EVEN ASSUMING WITHOUT admitting that Monrovia-carved plans are authentic and suffice in tackling the country’s development challenges, what is wrong when the President of the Liberia, along with all his/her appointees, embark on a tour to check out on how things are faring with the majority of citizens who reside in the rural parts? Doesn’t it serve as a reinforcing mechanism or intermittent monitoring and evaluation of the development plans for which the President is the Chief Executive?
FOR THE WAY and manner in which President Weah conducted his first nationwide tour—spending not less than two days in each of the six counties, stopping and greeting people between towns and villages, conducting town hall meetings, holding special tete-a-tetes with local duty bearers, engaging citizens via community radio appearances, amongst other things—there is high prospect for rapid development of the countryside. No amount of scholastic research and development planning beats such as mode of people’s engagement where the Chief Executive already overly passionate for developments have a firsthand, real time knowledge and experience not only with those people but also with the conditions existing.
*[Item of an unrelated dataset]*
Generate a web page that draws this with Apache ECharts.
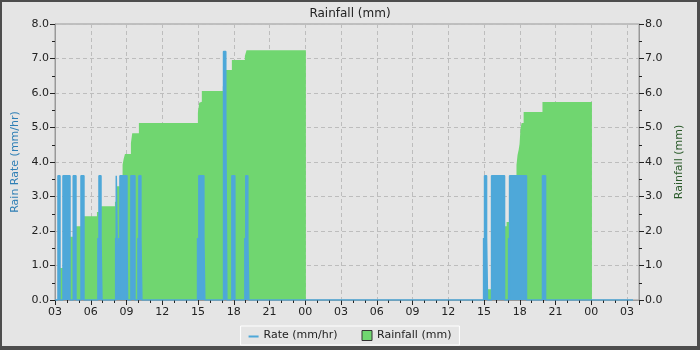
<!DOCTYPE html>
<html>
<head>
<meta charset="utf-8">
<script src="https://cdn.jsdelivr.net/npm/echarts@6/dist/echarts.min.js"></script>
<style>
html,body{margin:0;padding:0;background:#4d4d4d;}
#frame{position:absolute;left:0;top:0;width:700px;height:350px;box-sizing:border-box;border-style:solid;border-color:#4d4d4d;border-width:2px 3px 4px 2px;background:#e5e5e5;}
#chart{position:absolute;left:-2px;top:-2px;width:700px;height:350px;}
</style>
</head>
<body>
<div id="frame"><div id="chart"></div></div>
<script>
// hours since 03:00 on day 1
const xTickLabels = ['03','06','09','12','15','18','21','00','03','06','09','12','15','18','21','00','03'];

// cumulative rainfall (mm), session 1
const rain1Hours  = [0.25, 1.26, 1.72, 2.35, 3.52, 3.69, 5.03, 5.20, 5.45, 5.67, 5.76, 5.87, 6.37, 6.48, 7.04, 11.99, 12.10, 12.21, 12.32, 14.08, 14.17, 14.33, 14.84, 15.93, 16.07];
const rain1Totals = [0.93, 1.83, 2.14, 2.43, 2.55, 2.72, 2.85, 3.30, 3.60, 3.92, 4.09, 4.23, 4.55, 4.83, 5.13, 5.43, 5.72, 5.75, 6.06, 6.18, 6.40, 6.67, 6.96, 7.07, 7.24];
const rain1End = 21.05;
// cumulative rainfall (mm), session 2
const rain2Hours  = [36.21, 36.70, 37.20, 37.60, 37.72, 37.89, 38.14, 38.35, 38.52, 38.72, 38.81, 38.90, 38.98, 39.06, 39.15, 39.32, 40.90];
const rain2Totals = [0.31, 0.60, 1.20, 1.80, 2.14, 2.26, 2.40, 3.00, 3.60, 3.91, 4.20, 4.35, 4.52, 4.98, 5.13, 5.45, 5.74];
const rain2End = 45.05;

// rain rate (mm/hr) blocks
const rateStart = [0.25, 0.67, 1.53, 2.18, 3.60, 3.69, 3.86, 5.09, 5.14, 5.36, 5.45, 6.04, 6.37, 6.96, 7.04, 7.21, 11.96, 12.07, 12.49, 14.14, 14.33, 14.84, 15.93, 16.01, 16.18, 35.96, 36.04, 36.21, 36.63, 38.06, 38.14, 40.90];
const rateEnd   = [0.42, 1.26, 1.76, 2.43, 3.69, 3.86, 3.94, 5.14, 5.28, 5.45, 6.04, 6.09, 6.71, 7.04, 7.21, 7.29, 12.07, 12.49, 12.57, 14.33, 14.42, 15.09, 16.01, 16.18, 16.26, 36.04, 36.21, 36.29, 37.72, 38.14, 39.56, 41.16];
const rateValue = [3.6, 3.6, 3.6, 3.6, 1.8, 3.6, 1.8, 1.8, 3.6, 1.8, 3.6, 1.8, 3.6, 1.8, 3.6, 1.8, 1.8, 3.6, 1.8, 7.2, 5.4, 3.6, 1.8, 3.6, 1.8, 1.8, 3.6, 1.8, 3.6, 1.8, 3.6, 3.6];
const rateSpan = [0, 48.5];

function stepData(hours, totals, end) {
  const d = [[hours[0], totals[0]]];
  for (let i = 1; i < hours.length; i++) {
    d.push([hours[i], totals[i - 1]]);
    d.push([hours[i], totals[i]]);
  }
  d.push([end, totals[totals.length - 1]]);
  return d;
}
function blockData() {
  const d = [[rateSpan[0], 0]];
  for (let i = 0; i < rateStart.length; i++) {
    d.push([rateStart[i], 0], [rateStart[i], rateValue[i]], [rateEnd[i], rateValue[i]], [rateEnd[i], 0]);
  }
  d.push([rateSpan[1], 0]);
  return d;
}

const BLUE = '#4ea8d9';
const GREEN = '#70d670';
const FONT = 'DejaVu Sans';
const chart = echarts.init(document.getElementById('chart'));
const yAxisCommon = {
  type: 'value', min: 0, max: 8, interval: 1,
  axisLine: { show: true, lineStyle: { color: '#999', width: 1 } },
  axisTick: { show: true, length: 5, lineStyle: { color: '#222' } },
  minorTick: { show: true, splitNumber: 2, length: 3, lineStyle: { color: '#222' } },
  axisLabel: { formatter: v => v.toFixed(1), color: '#222', fontFamily: FONT, fontSize: 11, margin: 6 },
  nameLocation: 'middle',
  nameTextStyle: { fontFamily: FONT, fontSize: 11 }
};
chart.setOption({
  animation: false,
  backgroundColor: 'transparent',
  title: { text: 'Rainfall (mm)', left: 'center', top: 3, textStyle: { fontFamily: FONT, fontSize: 12, fontWeight: 'normal', color: '#222' } },
  grid: { left: 55, right: 61, top: 24, bottom: 50, show: true, borderColor: '#999', borderWidth: 1, backgroundColor: 'transparent' },
  legend: {
    top: 326, left: 'center', backgroundColor: '#e5e5e5', borderColor: '#ffffff', borderWidth: 1, borderRadius: 0,
    padding: [4, 8], itemGap: 24, itemWidth: 10, itemHeight: 10,
    textStyle: { fontFamily: FONT, fontSize: 11, color: '#222' },
    data: [
      { name: 'Rate (mm/hr)', icon: 'path://M0,0h0.01v0.01h-0.01z M0,5h10v2h-10z M9.99,9.99h0.01v0.01h-0.01z', itemStyle: { color: BLUE } },
      { name: 'Rainfall (mm)', icon: 'rect', itemStyle: { color: GREEN, borderColor: '#333', borderWidth: 1 } }
    ]
  },
  xAxis: {
    type: 'value', min: 0, max: 49, interval: 3,
    axisLine: { show: true, onZero: false, lineStyle: { color: '#999' } },
    axisTick: { show: true, length: 5, lineStyle: { color: '#222' } },
    minorTick: { show: true, splitNumber: 3, length: 3, lineStyle: { color: '#222' } },
    splitLine: { show: true, lineStyle: { color: '#bdbdbd', type: [4, 3] } },
    axisLabel: { formatter: v => xTickLabels[Math.round(v / 3)] || '', showMaxLabel: false, color: '#222', fontFamily: FONT, fontSize: 11, margin: 7 }
  },
  yAxis: [
    Object.assign({}, yAxisCommon, {
      position: 'left', name: 'Rain Rate (mm/hr)', nameGap: 34,
      nameTextStyle: { fontFamily: FONT, fontSize: 11, color: '#2f7fb5' },
      splitLine: { show: true, lineStyle: { color: '#bdbdbd', type: [4, 3] } }
    }),
    Object.assign({}, yAxisCommon, {
      position: 'right', name: 'Rainfall (mm)', nameGap: 28,
      nameTextStyle: { fontFamily: FONT, fontSize: 11, color: '#2a5a2a' },
      splitLine: { show: false }
    })
  ],
  series: [
    { name: 'Rainfall (mm)', type: 'line', yAxisIndex: 1, data: stepData(rain1Hours, rain1Totals, rain1End), showSymbol: false, symbol: 'none',
      lineStyle: { width: 0, color: GREEN }, itemStyle: { color: GREEN }, areaStyle: { color: GREEN, opacity: 1 }, z: 2 },
    { name: 'Rainfall (mm)', type: 'line', yAxisIndex: 1, data: stepData(rain2Hours, rain2Totals, rain2End), showSymbol: false, symbol: 'none',
      lineStyle: { width: 0, color: GREEN }, itemStyle: { color: GREEN }, areaStyle: { color: GREEN, opacity: 1 }, z: 2 },
    { name: 'Rate (mm/hr)', type: 'line', yAxisIndex: 0, data: blockData(), showSymbol: false, symbol: 'none',
      lineStyle: { width: 1.5, color: BLUE }, itemStyle: { color: BLUE }, areaStyle: { color: BLUE, opacity: 1 }, z: 3 }
  ]
});
</script>
</body>
</html>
OUR HOPE AND plea is that President Weah should not make it the last tour. If it is found expensive to do annually, let it be every two years. But after all, what is worth spending the nation’s money on than getting to know the people and their problems and getting into the mental psyche that pushes for a more radical and speedy mode for the transformation of the nation? We plead for regular visits to the countryside where the bulk of the nation’s budget is often purportedly targeted because its importance surpasses performance reports of Ministries, Agencies and Commissions on paper. The regular visits constitute reports in sight, in real time experience, in popular, direct feedback gathering by the head of state himself from the beneficiaries themselves, and in the afterthoughts of what is required to do next.
BY DOING SO, the President will be raising the bar. Officials of his government who feel they are Monrovia-based elites and abhor people and things related to the interior will be compelled to change their mindset and attitude, even if they were to do so with “white teeth and black heart”. The mentality that Monrovia is Liberia and vice versa could dissipate. President Arthur Barclay’s Partition Plan and President William V. S. Tubman’s Unification Policy will find their true meaning. The rural people will feel a part of Government, a part of the President and a part of the national cake. And finally, this mode of citizen engagement leaves a void even for the most heart-hardened, anti-rural President will ever ignore. Those coming after President Weah will not afford to bypass the countryside, particularly with visits in person, and interacting with rural masses.
INDEED, THANKS TO president Weah for the tour. It does worth the time and resources. And May it be a continual process for reasons already cited.